A Room, a Final, and the Art of Showing Up
An afternoon at The Africa Centre during final week. Conversation, music, and a final that refused to settle.
By mid-afternoon at The Africa Centre, South London felt warmer than it had any right to be in January. People drifted in early and stayed longer than planned. Conversations overlapped. Music settled into the background, never demanding attention.
Converse has always moved like this when it’s at its best. Sport first, then everything that grows out of it. The original basketball brand, yes, but also a name that has lived across courts and pavements, skate spots and studios. A shoe that belongs to athletes and artists in the same breath, because sport culture has never stayed in one lane for long.
You can trace that through what they back today. Basketball through Shai Gilgeous-Alexander and the Shai 001 moment. Skate through CONS and a team that feels built from real scenes, not assembled for a lookbook. Alexis Sablone’s signature and collaborations with the likes of Louis Lopez and Sage Elsesser. Then the quieter layer too, supporting personal projects and local energy when it makes sense. It is less about claiming culture, more about keeping it moving.
This was The Kickback, Converse’s quiet entry into football culture during final week. Not a launch. Not a takeover. Just a space, opened with intent.
The fireside chat did not feel rehearsed. No scripts. No brand soundbites. Kenny Annan Jonathan spoke plainly about community, ownership and culture as something you build over time, not something you borrow when it suits you. The audience leaned in because it felt genuine.
As the afternoon rolled on, the room loosened. DJs AB Dollars and MBLAC took control without announcement. Some people moved closer to the speakers. Others stayed put, drinks in hand, mid-conversation. Chuck Taylors, scuffed, clean, customised, moved easily through it all. From panel to dancefloor, from crowd to corners. A shoe long familiar to people who move between worlds.
Nothing felt rushed. That mattered. It is easy to turn sport into spectacle. It is harder to host what sport actually does, which is bring people together and give them somewhere to connect without forcing the moment.

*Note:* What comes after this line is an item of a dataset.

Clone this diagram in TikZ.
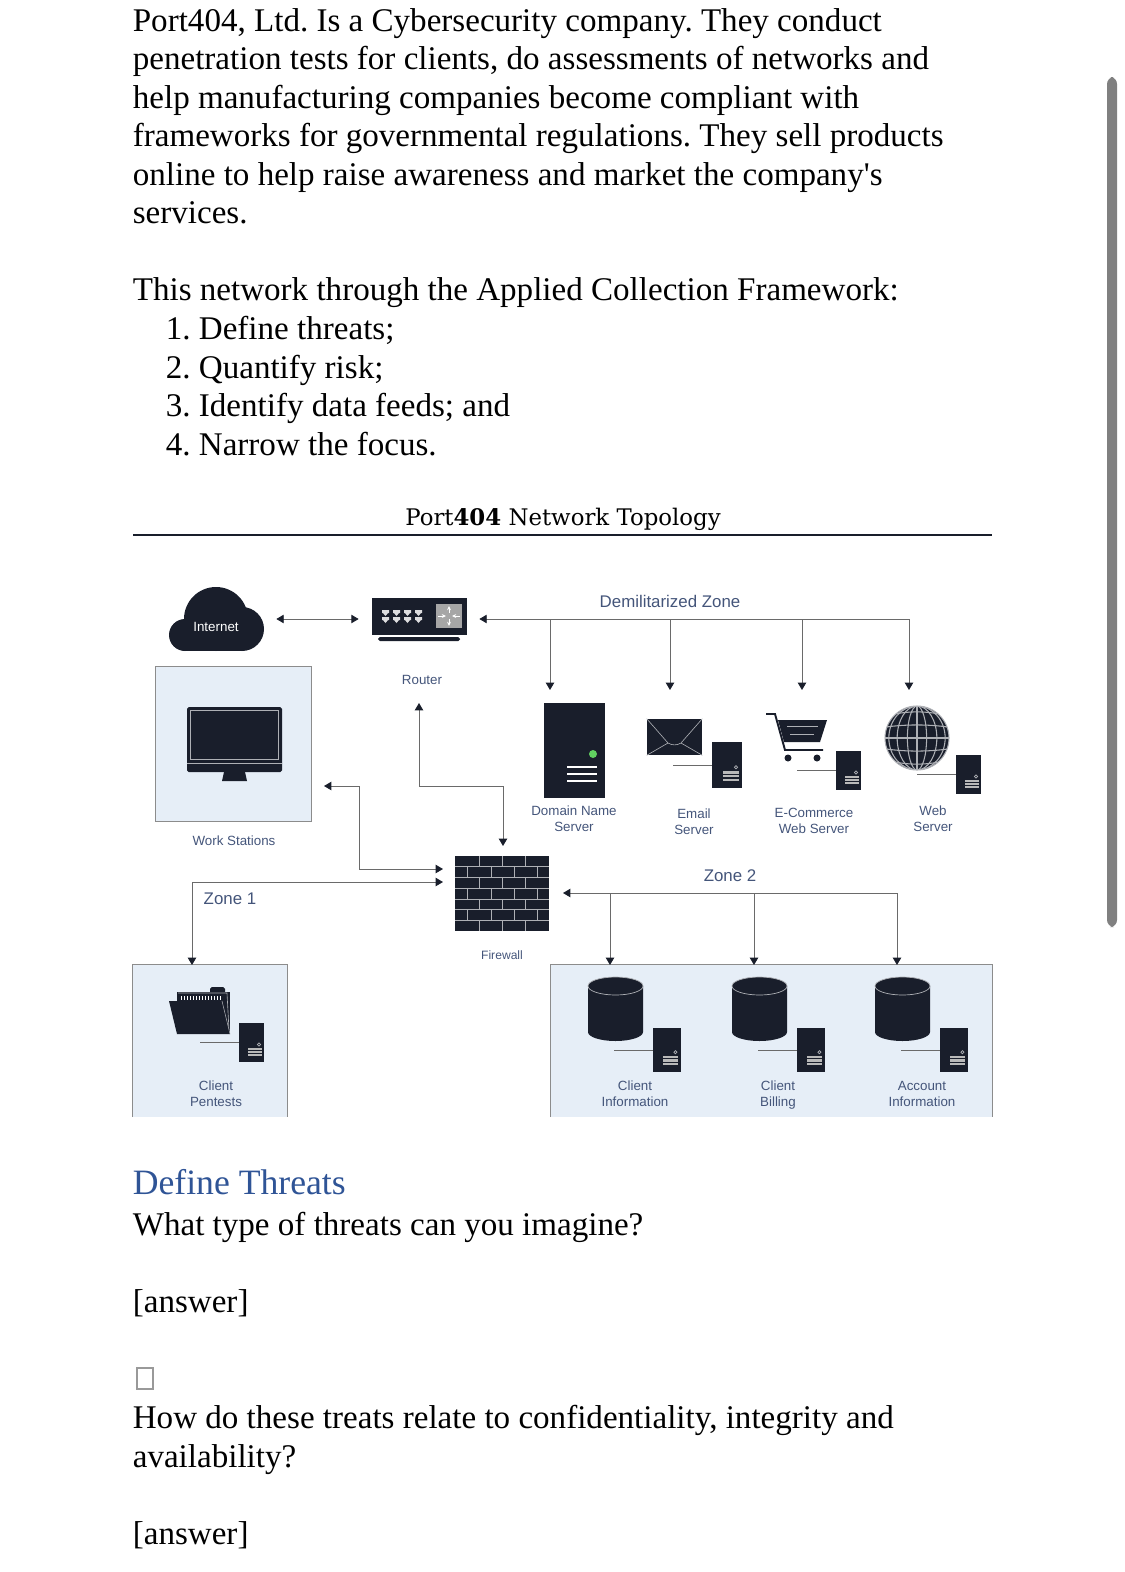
\documentclass[tikz,border=0pt]{standalone}
\usepackage{fontspec}
\usepackage{xcolor}
\usepackage{tikz}
\usetikzlibrary{arrows.meta, positioning, calc}
\setmainfont{Liberation Serif}
\setsansfont{Liberation Sans}
\newfontfamily\slabfont{DejaVu Serif}
\definecolor{ink}{HTML}{191E2B}
\definecolor{panel}{HTML}{E6EEF7}
\definecolor{labelblue}{HTML}{44557A}
\definecolor{wire}{HTML}{6A6A6A}
\definecolor{headblue}{HTML}{2F5496}
\newcommand{\pxu}{0.02cm}
\newcommand{\bodysize}{\fontsize{18.82}{21.9}\selectfont\frenchspacing}
% small tower with a stem: name, x, y, width, height, stem length
\newcommand{\miniserver}[6]{
    \node[icon, minimum width=#4*\pxu, minimum height=#5*\pxu] (#1) at (#2,#3) {};
    \draw[stem] (#1.west) -- ++(-#6,0);
    \begin{scope}[shift={(#1.center)}]
        \draw[bright, line width=0.4pt] ({0.3*#4},{0.05*#5}) circle (1.6);
        \foreach \r in {0.16,0.24,0.32}
            \draw[draw=gray!55, line width=1.3pt] ({-0.14*#4},{\r*#5}) -- ({0.4*#4},{\r*#5});
    \end{scope}
}
% cylinder with its server
\newcommand{\dbstack}[2]{
    \fill[ink] (#2-27.5,986) -- (#2-27.5,1032) arc[start angle=180, end angle=0,
        x radius=27.5, y radius=9] -- (#2+27.5,986) -- cycle;
    \draw[bright, fill=ink, line width=0.4pt] (#2,986) ellipse (27.5 and 9);
    \node[minimum width=55*\pxu, minimum height=64*\pxu, inner sep=0pt] (#1) at (#2,1009) {};
    \miniserver{#1srv}{#2+51.5}{1050}{28}{44}{39}
}

\begin{document}
\begin{tikzpicture}[
    x=\pxu, y=-\pxu,
    every node/.style={inner sep=0pt},
    para/.style={anchor=north west, align=left, font=\bodysize},
    lbl/.style={align=center, text=labelblue, font=\sffamily\fontsize{7.6}{9.2}\selectfont},
    zonelbl/.style={text=labelblue, font=\sffamily\fontsize{9.6}{11}\selectfont},
    icon/.style={rectangle, fill=ink},
    area/.style={draw=gray!90, fill=panel, line width=0.5pt},
    stem/.style={draw=wire, line width=0.5pt},
    bright/.style={draw=white!65!ink, line width=0.35pt},
    arrow/.style={draw=wire, line width=0.55pt,
                  -{Triangle[length=4.2pt, width=4.8pt, color=ink]}},
    biarrow/.style={draw=wire, line width=0.55pt,
                  {Triangle[length=4.2pt, width=4.8pt, color=ink]}-{Triangle[length=4.2pt, width=4.8pt, color=ink]}}
]
\useasboundingbox (0,0) rectangle (1125,1572);

% Top text
\node[para] (intro) at (132.5,8) {Port404, Ltd. Is a Cybersecurity company. They conduct\\
    penetration tests for clients, do assessments of networks and\\
    help manufacturing companies become compliant with\\
    frameworks for governmental regulations. They sell products\\
    online to help raise awareness and market the company\textquotesingle s\\
    services.};
\node[para] (acf) at (132.5,277) {This network through the Applied Collection Framework:};
\node[para] (steps) at (165.5,316) {1. Define threats;\\2. Quantify risk;\\3. Identify data feeds; and\\4. Narrow the focus.};
\node[icon, fill=gray, rounded corners=4pt, minimum width=10*\pxu, minimum height=850*\pxu]
    (scrollbar) at (1112,502) {};

% Title
\node[font=\slabfont\fontsize{13}{16}\selectfont] (title) at (563,519)
    {Port\textbf{404} Network Topology};
\draw[ink, line width=1.4pt] (133,535) coordinate (rulea) -- (992,535) coordinate (ruleb);

% Panels
\node[area, minimum width=156*\pxu, minimum height=155*\pxu] (workarea) at (233.5,743.5) {};
\fill[panel] (132,964) rectangle (287,1117);
\draw[area, fill=none] (132,1117) -- (132,964) -- (287,964) -- (287,1117);
\fill[panel] (550,964) rectangle (992,1117);
\draw[area, fill=none] (550,1117) -- (550,964) -- (992,964) -- (992,1117);

% Internet
\fill[ink] (185,635) circle (16);
\fill[ink] (216,619) circle (32);
\fill[ink] (242,629) circle (22);
\fill[ink] (185,625) rectangle (242,651);
\node[minimum width=96*\pxu, minimum height=64*\pxu] (internet) at (216,619) {};
\node[text=white, font=\sffamily\fontsize{7.6}{9}\selectfont] (inetlbl) at (216,627) {Internet};

% Router
\node[icon, minimum width=95*\pxu, minimum height=43*\pxu, fill=none] (router) at (419.5,619) {};
\fill[ink] (372,598) rectangle (467,635);
\fill[ink, rounded corners=1pt] (378,637) rectangle (460,641);
\foreach \x in {382,393,404,415}
    \foreach \y in {610,617}
        \fill[white!85!ink] (\x,\y) rectangle ++(7,3) (\x+1,\y+3) -- ++(5,0) -- ++(-2.5,3) -- cycle;
\fill[gray!70] (436,604) rectangle (462,628);
\draw[white, line width=0.4pt, -{Stealth[length=2.4pt, width=2.2pt]}] (449,613) -- (449,606);
\draw[white, line width=0.4pt, -{Stealth[length=2.4pt, width=2.2pt]}] (449,619) -- (449,626);
\draw[white, line width=0.4pt, -{Stealth[length=2.4pt, width=2.2pt]}] (438,616) -- (446,616);
\draw[white, line width=0.4pt, -{Stealth[length=2.4pt, width=2.2pt]}] (460,616) -- (452,616);
\node[lbl] (routerlbl) at (422,680) {Router};

% Work station
\node[icon, minimum width=95*\pxu, minimum height=65*\pxu, rounded corners=1pt] (monitor) at (234.5,739.5) {};
\draw[bright] (190,710) rectangle (278,759);
\draw[bright] (187,763) -- (282,763);
\fill[ink] (224,772) -- (245,772) -- (247,781) -- (222,781) -- cycle;
\node[lbl] (worklbl) at (234,841) {Work Stations};

% Firewall
\node[icon, minimum width=94*\pxu, minimum height=75*\pxu] (firewall) at (502,893.5) {};
\foreach \r in {1,...,6}
    \draw[bright] (455,{856+\r*10.7}) -- (549,{856+\r*10.7});
\foreach \r in {0,2,4,6} \foreach \x in {479,502,525}
    \draw[bright] (\x,{856+\r*10.7}) -- (\x,{856+(\r+1)*10.7});
\foreach \r in {1,3,5} \foreach \x in {467,491,514,537}
    \draw[bright] (\x,{856+\r*10.7}) -- (\x,{856+(\r+1)*10.7});
\node[lbl, font=\sffamily\fontsize{6.9}{8}\selectfont] (firelbl) at (502,955) {Firewall};

% Demilitarized zone
\node[zonelbl] (dmzlbl) at (670,601) {Demilitarized Zone};
\node[icon, minimum width=61*\pxu, minimum height=95*\pxu] (dns) at (574.5,750.5) {};
\fill[green!55!gray!80!white] (593,754) circle (4);
\foreach \y in {767,774,781} \draw[white, line width=0.7pt] (567,\y) -- (597,\y);
\node[lbl] (dnslbl) at (574,819) {Domain Name\\Server};

\node[icon, minimum width=55*\pxu, minimum height=36*\pxu] (mail) at (674.5,737) {};
\draw[bright] (mail.north west) -- (668,743) to[out=-30, in=210] (681,743) -- (mail.north east)
    (mail.south west) -- (668,743) (mail.south east) -- (681,743);
\miniserver{mailsrv}{727}{765}{30}{46}{39}
\node[lbl] (maillbl) at (694,822) {Email\\Server};

\draw[ink, line width=1.1pt] (766,714) -- (775,714) -- (785,750) -- (823,750);
\fill[ink] (778,720) -- (827,720) -- (820,742) -- (784,742) -- cycle;
\draw[bright] (787,726) -- (818,726) (790,734) -- (814,734);
\fill[ink] (788,758) circle (3.5);
\fill[ink] (817,758) circle (3.5);
\node[minimum width=61*\pxu, minimum height=48*\pxu] (cart) at (796,738) {};
\miniserver{cartsrv}{848.5}{770.5}{25}{39}{39}
\node[lbl] (cartlbl) at (814,821) {E-Commerce\\Web Server};

\node[circle, fill=ink, minimum size=64*\pxu] (globe) at (917,738) {};
\begin{scope}
    \clip (917,738) circle (32);
    \foreach \k in {0.3,0.62,0.88} \draw[bright, line width=0.6pt] (917,738) ellipse ({32*\k} and 32);
    \draw[bright, line width=0.6pt] (917,706) -- (917,770);
    \foreach \d in {-24,-12,0,12,24}
        \draw[bright, line width=0.6pt] (885,{738+\d*0.9}) .. controls (905,{738+\d*1.15}) and (929,{738+\d*1.15}) .. (949,{738+\d*0.9});
\end{scope}
\draw[bright, line width=0.6pt] (917,738) circle (32);
\miniserver{websrv}{968.5}{774.5}{25}{39}{39}
\node[lbl] (weblbl) at (933,819) {Web\\Server};

% Folder and client pentests
\node[minimum width=61*\pxu, minimum height=47*\pxu] (folder) at (199.5,1010.5) {};
\fill[ink, rounded corners=1pt] (210,987) rectangle (225,995);
\fill[ink] (177,992) rectangle (230,1034);
\draw[bright] (178,993) -- (227,993) -- (229,1030);
\draw[white, line width=1.8pt, dash pattern=on 0.7pt off 1pt] (181,998) -- (222,998);
\fill[ink] (169,1001) -- (222,1001) -- (230,1034) -- (177,1034) -- cycle;
\draw[bright, line width=0.3pt] (222,1001) -- (230,1034);
\miniserver{foldersrv}{251.5}{1042.5}{25}{39}{39}
\node[lbl] (pentestlbl) at (216,1094) {Client\\Pentests};

% Zone 2 stores
\node[zonelbl] (zonetwolbl) at (730,876) {Zone 2};
\dbstack{infodb}{615.5}
\dbstack{billdb}{759.5}
\dbstack{acctdb}{902.5}
\node[lbl] (infolbl) at (635,1094) {Client\\Information};
\node[lbl] (billlbl) at (778,1095) {Client\\Billing};
\node[lbl] (acctlbl) at (922,1094) {Account\\Information};
\node[zonelbl] (zoneonelbl) at (230,899) {Zone 1};

% Connectors
\draw[biarrow, shorten <=12*\pxu, shorten >=13*\pxu] (internet) -- (router);
\coordinate (dmzend) at (909,619);
\draw[arrow, shorten >=12*\pxu] (dmzend) -- (router.east);
\foreach \x/\n in {550/dns,670/mail,802/cart,909/web} {
    \coordinate (\n bus) at (\x,619);
    \coordinate (\n tip) at (\x,690);
    \draw[arrow] (\n bus) -- (\n tip);
}
\coordinate (fwup) at (419,703);
\coordinate (fwdown) at (503,846);
\draw[biarrow] (fwup) |- (503,786) -- (fwdown);
\coordinate (worktip) at (324,786);
\coordinate (fwworktip) at (443,869);
\draw[biarrow] (worktip) -| (359,869) -- (fwworktip);
\coordinate (fwclienttip) at (443,882);
\coordinate (clienttip) at (192,965);
\draw[biarrow] (fwclienttip) -| (clienttip);
\coordinate (zonetwoend) at (897,893);
\coordinate (zonetwotip) at (563,893);
\draw[arrow] (zonetwoend) -- (zonetwotip);
\foreach \x/\n in {610/info,754/bill,897/acct} {
    \coordinate (\n bus) at (\x,893);
    \coordinate (\n tip) at (\x,965);
    \draw[arrow] (\n bus) -- (\n tip);
}

% Bottom text
\node[para, text=headblue, font=\fontsize{20.3}{24}\selectfont] (threats) at (132.5,1169) {Define Threats};
\node[para] (imagine) at (132.5,1212) {What type of threats can you imagine?};
\node[para] (answera) at (132.5,1289) {[answer]};
\node[draw=gray!80, line width=0.6pt, minimum width=16*\pxu, minimum height=21*\pxu] (tickbox) at (145,1378.5) {};
\node[para] (relate) at (132.5,1405) {How do these treats relate to confidentiality, integrity and\\availability?};
\node[para] (answerb) at (132.5,1521) {[answer]};
\end{tikzpicture}
\end{document}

The final was always the anchor. Not as spectacle, but as something to gather around. A shared moment placed at the centre of a day shaped by conversation, music and community.
When the game came on, attention narrowed. Phones appeared, but the music stayed low. Conversations dropped a level. People leaned in. Heads turned. This was not silence, and it was not background noise either. It was focus, shared.
When Senegal eventually took the lead in extra time, the reaction landed in a wave. Everyone understood what had come before it. Disallowed chances. A missed penalty at the end of normal time. Rain pouring as the game drifted unresolved into extra time.
What followed was tension rather than celebration. Senegal holding on. The clock stretching. Eyes returning to the screen again and again. It was nail-biting without being loud. Less about allegiance, more about witnessing a final that refused to settle.
'Football culture is not something you announce yourself into. You show up, you listen, and you let the room lead.'
When the whistle finally went, the release was subtle but real. A few nods. Exhaled breaths. The shared sense that something rare had just unfolded, not because of who won, but because of how it happened.
That was where Converse’s approach landed. Football culture is not something you announce yourself into. You show up, you listen, and you let the room lead. The Kickback did not feel like an activation. It felt like a gathering that happened to be supported by a brand comfortable enough to stay in the background.
As Super Midz closed the night, the space loosened once more. Laughter. Movement. Familiar faces becoming new ones.
The Chuck Taylor has been here before. In rooms like this. At moments like this. Always present. Never forced. Sport, at its best, is community first. Everything else follows. Football did not need reinventing. Converse did not try to. They just showed up and let the culture do the rest.